Under the Settlement Agreement, TNR will transfer the contested Escorpio IV claim (a mineral claim situated to the west of the deposit at Los Azules) to the Company. TNR will retain their back-in right for up to 25% of the equity in certain claims comprising the northern portions of Los Azules under the Cordon de Los Azules Exploration and Option Agreement dated effective as of May 15, 2004, as amended by an amending agreement dated April 29, 2005, and further amended by an amending agreement executed contemporaneously with the Settlement Agreement and deemed effective as of November 9, 2012.

The description of the Settlement Agreement contained in this report is qualified in its entirety by reference to the full text of the Settlement Agreement, a copy of which is attached to this report as Exhibit 10.1.



Item 9.01 Financial Statements and Exhibits.
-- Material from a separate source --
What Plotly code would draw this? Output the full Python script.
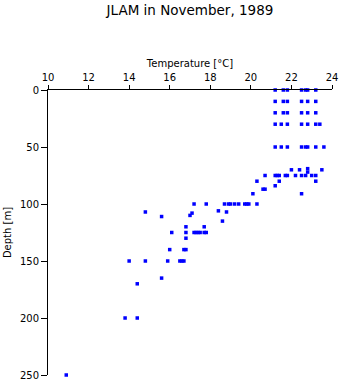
import plotly.graph_objects as go

depth = (
    [0] * 7 + [10] * 6 + [20] * 6 + [30] * 7 + [50] * 8
    + [69, 70, 70, 70, 72]
    + [75] * 11 + [80] * 3 + [84] + [87, 87] + [91, 91]
    + [100] * 11 + [106, 107, 107, 108, 110, 111, 115, 120, 120]
    + [125] * 8 + [130] + [140] * 3 + [150] * 6
    + [165, 170, 200, 200, 250]
)
temperature = (
    [21.2, 21.6, 21.8, 22.5, 22.7, 22.8, 23.2]
    + [21.2, 21.6, 21.8, 22.5, 22.8, 23.2]
    + [21.2, 21.6, 21.8, 22.5, 22.8, 23.2]
    + [21.2, 21.5, 21.8, 22.5, 22.8, 23.2, 23.4]
    + [21.2, 21.5, 21.8, 22.5, 22.7, 22.8, 23.2, 23.6]
    + [22.8, 22.0, 22.4, 23.5, 22.8]
    + [20.7, 21.2, 21.3, 21.4, 21.7, 21.8, 22.2, 22.5, 22.7, 23.0, 23.2]
    + [20.3, 21.4, 23.2] + [21.2] + [20.6, 20.7] + [20.1, 22.5]
    + [17.2, 17.8, 18.7, 18.9, 19.0, 19.2, 19.4, 19.7, 19.8, 19.9, 20.3]
    + [18.4, 18.8, 14.8, 17.1, 17.0, 15.6, 18.6, 16.8, 17.7]
    + [16.1, 16.8, 17.2, 17.3, 17.4, 17.5, 17.7, 17.8]
    + [16.8] + [16.0, 16.7, 16.8] + [14.0, 14.8, 15.9, 16.5, 16.6, 16.7]
    + [15.6, 14.4, 13.8, 14.4, 10.9]
)

x_ticks = [10, 12, 14, 16, 18, 20, 22, 24]
y_ticks = [0, 50, 100, 150, 200, 250]

font = "DejaVu Sans, Liberation Sans, Arial, sans-serif"

fig = go.Figure(
    go.Scatter(
        x=temperature, y=depth, mode="markers",
        marker=dict(symbol="square", size=3.5, color="#0000ff", line=dict(width=0)),
        hoverinfo="x+y",
        cliponaxis=False,
    )
)

fig.update_layout(
    width=341, height=384,
    margin=dict(l=48, r=9, t=90, b=9),
    paper_bgcolor="white", plot_bgcolor="white",
    showlegend=False,
    font=dict(family=font, size=10, color="black"),
    title=dict(
        text="JLAM in November, 1989",
        x=190 / 341, xanchor="center",
        y=1 - 10 / 384, yanchor="middle", yref="container",
        font=dict(family=font, size=13.5, color="black"),
    ),
    xaxis=dict(
        side="top", range=[10, 24], tickvals=x_ticks,
        ticks="outside", ticklen=4, tickwidth=1, tickcolor="black",
        showline=True, linecolor="black", linewidth=1,
        showgrid=False, zeroline=False, automargin=False,
        title=dict(text="Temperature [°C]", standoff=2, font=dict(size=10)),
        tickfont=dict(size=10),
    ),
    yaxis=dict(
        range=[250, 0], tickvals=y_ticks,
        ticks="outside", ticklen=6, tickwidth=1, tickcolor="black",
        showline=True, linecolor="black", linewidth=1,
        showgrid=False, zeroline=False, automargin=False,
        title=dict(text="Depth [m]", standoff=6, font=dict(size=10)),
        tickfont=dict(size=10),
    ),
)

fig.write_html("out.html")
(d) Exhibits. The following exhibit is furnished with this report:

10.1 Settlement Agreement executed on February 4, 2013.

Cautionary Statement

With the exception of historical matters, the matters discussed in this report include forward-looking statements within the meaning of applicable securities laws that involve risks and uncertainties that could cause actual results to differ materially from projections or estimates contained therein. Such forward-looking statements include, among others, statements regarding current and future exploration


and development activities, production results, receipt of permits and working capital and the Company's future cash flows. Factors that could cause actual results to differ materially from projections or estimates include, among others, metals prices, economic and market conditions, milling operations and future drilling results, as well as other factors described in our Annual Report on Form 10-K for the year ended December 31, 2011, and other filings with the United States Securities and Exchange Commission ("SEC"). Most of these factors are beyond the Company's ability to predict or control. The Company disclaims any obligation to update any forward-looking statement made in this report, whether as a result of new information, future events, or otherwise. Readers are cautioned not to put undue reliance on forward-looking statements.